** Start **
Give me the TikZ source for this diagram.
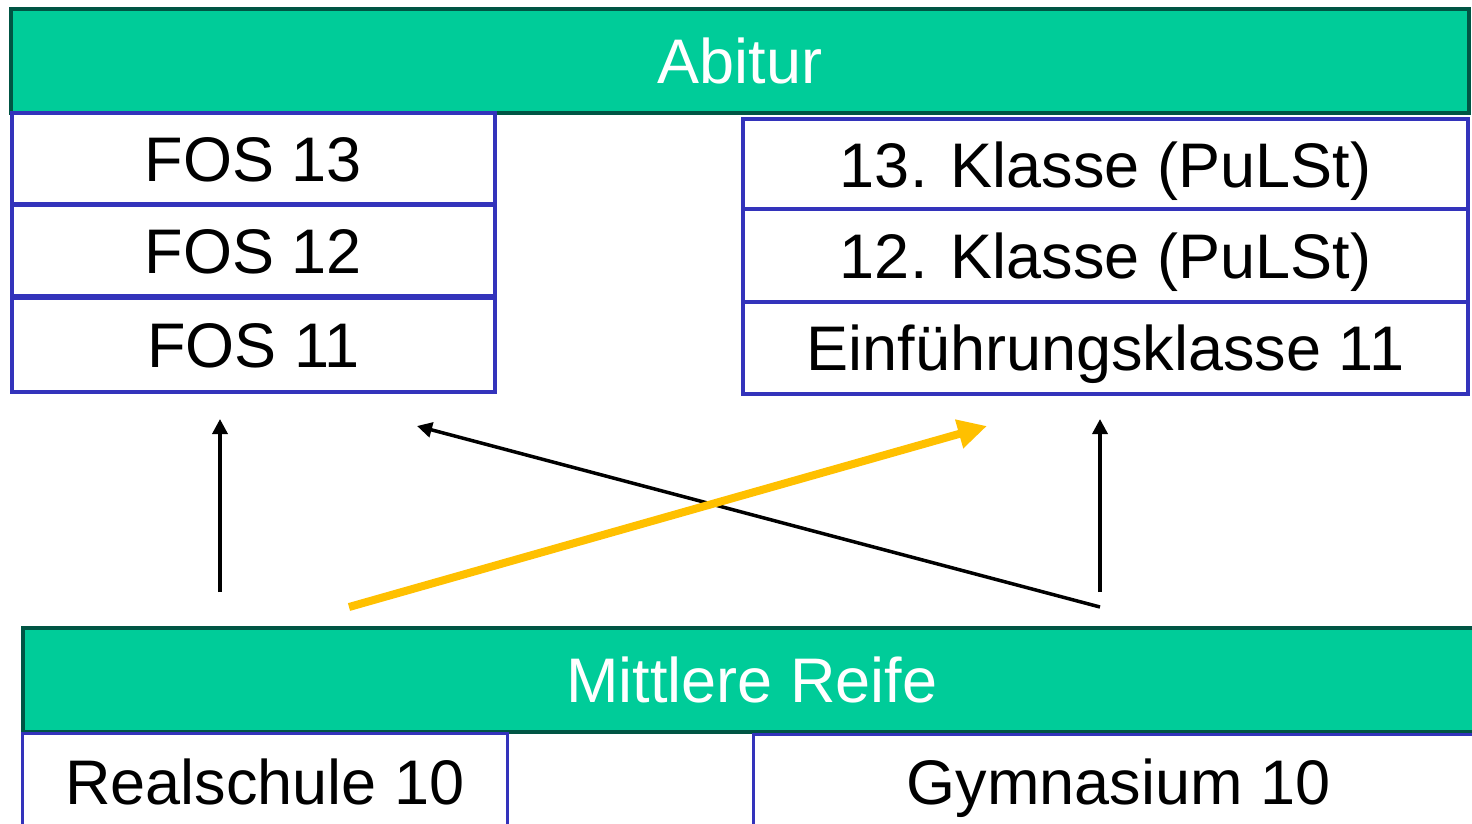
\documentclass[tikz,border=0pt]{standalone}
\usepackage{fontspec}
\setmainfont{Liberation Sans}
\usetikzlibrary{arrows.meta}
\definecolor{abigreen}{RGB}{0,204,153}
\definecolor{abiedge}{RGB}{0,85,68}
\definecolor{boxblue}{RGB}{51,51,187}
\definecolor{arrowyellow}{RGB}{255,192,0}
\tikzset{
  lbl/.style={font=\fontsize{63}{75}\selectfont, text height=45pt, text depth=0pt, inner sep=0pt, anchor=north west},
  band/.style={lbl, draw=abiedge, fill=abigreen, line width=4pt, text=white},
  classbox/.style={lbl, draw=boxblue, fill=white, line width=4pt, text=black},
  schoolbox/.style={lbl, draw=boxblue, fill=white, line width=3pt, text=black},
  blackarrow/.style={draw=black, line width=3.5pt, -{Triangle[length=15pt,width=15pt]}},
  yellowarrow/.style={draw=arrowyellow, line width=8pt, -{Triangle[length=29pt,width=28pt]}}
}
\begin{document}
\begin{tikzpicture}[x=1pt,y=-1pt]
\useasboundingbox (0,0) rectangle (1472,823);
% top band
\node[band, minimum width=1458pt, minimum height=104pt] (abitur) at (9,7) {Abitur};
% FOS column
\node[classbox, minimum width=483pt, minimum height=91pt] (fos13) at (10,111) {FOS 13};
\node[classbox, minimum width=483pt, minimum height=91pt] (fos12) at (10,203) {FOS 12};
\node[classbox, minimum width=483pt, minimum height=94pt] (fos11) at (10,296) {FOS 11};
% Gymnasium column
\node[classbox, minimum width=725pt, minimum height=91pt] (k13) at (741,117) {13. Klasse (PuLSt)};
\node[classbox, minimum width=725pt, minimum height=93pt] (k12) at (741,207) {12. Klasse (PuLSt)};
\node[classbox, minimum width=725pt, minimum height=92pt] (k11) at (741,300) {Einführungsklasse 11};
% bottom band
\node[band, minimum width=1458pt, minimum height=104pt] (mreife) at (21,626) {Mittlere Reife};
\node[schoolbox, minimum width=485pt, minimum height=96pt] (real) at (21,732) {Realschule 10};
\node[schoolbox, minimum width=730pt, minimum height=94pt] (gym) at (752,733) {Gymnasium 10};
% arrow end points
\coordinate (rs) at (220,592);
\coordinate (fosin) at (220,419);
\coordinate (gs) at (1100,592);
\coordinate (kin) at (1100,419);
\coordinate (gx) at (1100,607);
\coordinate (fosx) at (417,426);
\coordinate (rx) at (349,607);
\coordinate (kx) at (987,426);
% arrows
\draw[blackarrow] (rs) -- (fosin);
\draw[blackarrow] (gs) -- (kin);
\draw[blackarrow] (gx) -- (fosx);
\draw[yellowarrow] (rx) -- (kx);
\end{tikzpicture}
\end{document}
** End **
## AIM
Return the listing above word for word, with the pictures removed.

## WORKED SOLUTION
Give me the TikZ source for this diagram.
\documentclass[tikz,border=0pt]{standalone}
\usepackage{fontspec}
\setmainfont{Liberation Sans}
\usetikzlibrary{arrows.meta}
\definecolor{abigreen}{RGB}{0,204,153}
\definecolor{abiedge}{RGB}{0,85,68}
\definecolor{boxblue}{RGB}{51,51,187}
\definecolor{arrowyellow}{RGB}{255,192,0}
\tikzset{
  lbl/.style={font=\fontsize{63}{75}\selectfont, text height=45pt, text depth=0pt, inner sep=0pt, anchor=north west},
  band/.style={lbl, draw=abiedge, fill=abigreen, line width=4pt, text=white},
  classbox/.style={lbl, draw=boxblue, fill=white, line width=4pt, text=black},
  schoolbox/.style={lbl, draw=boxblue, fill=white, line width=3pt, text=black},
  blackarrow/.style={draw=black, line width=3.5pt, -{Triangle[length=15pt,width=15pt]}},
  yellowarrow/.style={draw=arrowyellow, line width=8pt, -{Triangle[length=29pt,width=28pt]}}
}
\begin{document}
\begin{tikzpicture}[x=1pt,y=-1pt]
\useasboundingbox (0,0) rectangle (1472,823);
% top band
\node[band, minimum width=1458pt, minimum height=104pt] (abitur) at (9,7) {Abitur};
% FOS column
\node[classbox, minimum width=483pt, minimum height=91pt] (fos13) at (10,111) {FOS 13};
\node[classbox, minimum width=483pt, minimum height=91pt] (fos12) at (10,203) {FOS 12};
\node[classbox, minimum width=483pt, minimum height=94pt] (fos11) at (10,296) {FOS 11};
% Gymnasium column
\node[classbox, minimum width=725pt, minimum height=91pt] (k13) at (741,117) {13. Klasse (PuLSt)};
\node[classbox, minimum width=725pt, minimum height=93pt] (k12) at (741,207) {12. Klasse (PuLSt)};
\node[classbox, minimum width=725pt, minimum height=92pt] (k11) at (741,300) {Einführungsklasse 11};
% bottom band
\node[band, minimum width=1458pt, minimum height=104pt] (mreife) at (21,626) {Mittlere Reife};
\node[schoolbox, minimum width=485pt, minimum height=96pt] (real) at (21,732) {Realschule 10};
\node[schoolbox, minimum width=730pt, minimum height=94pt] (gym) at (752,733) {Gymnasium 10};
% arrow end points
\coordinate (rs) at (220,592);
\coordinate (fosin) at (220,419);
\coordinate (gs) at (1100,592);
\coordinate (kin) at (1100,419);
\coordinate (gx) at (1100,607);
\coordinate (fosx) at (417,426);
\coordinate (rx) at (349,607);
\coordinate (kx) at (987,426);
% arrows
\draw[blackarrow] (rs) -- (fosin);
\draw[blackarrow] (gs) -- (kin);
\draw[blackarrow] (gx) -- (fosx);
\draw[yellowarrow] (rx) -- (kx);
\end{tikzpicture}
\end{document}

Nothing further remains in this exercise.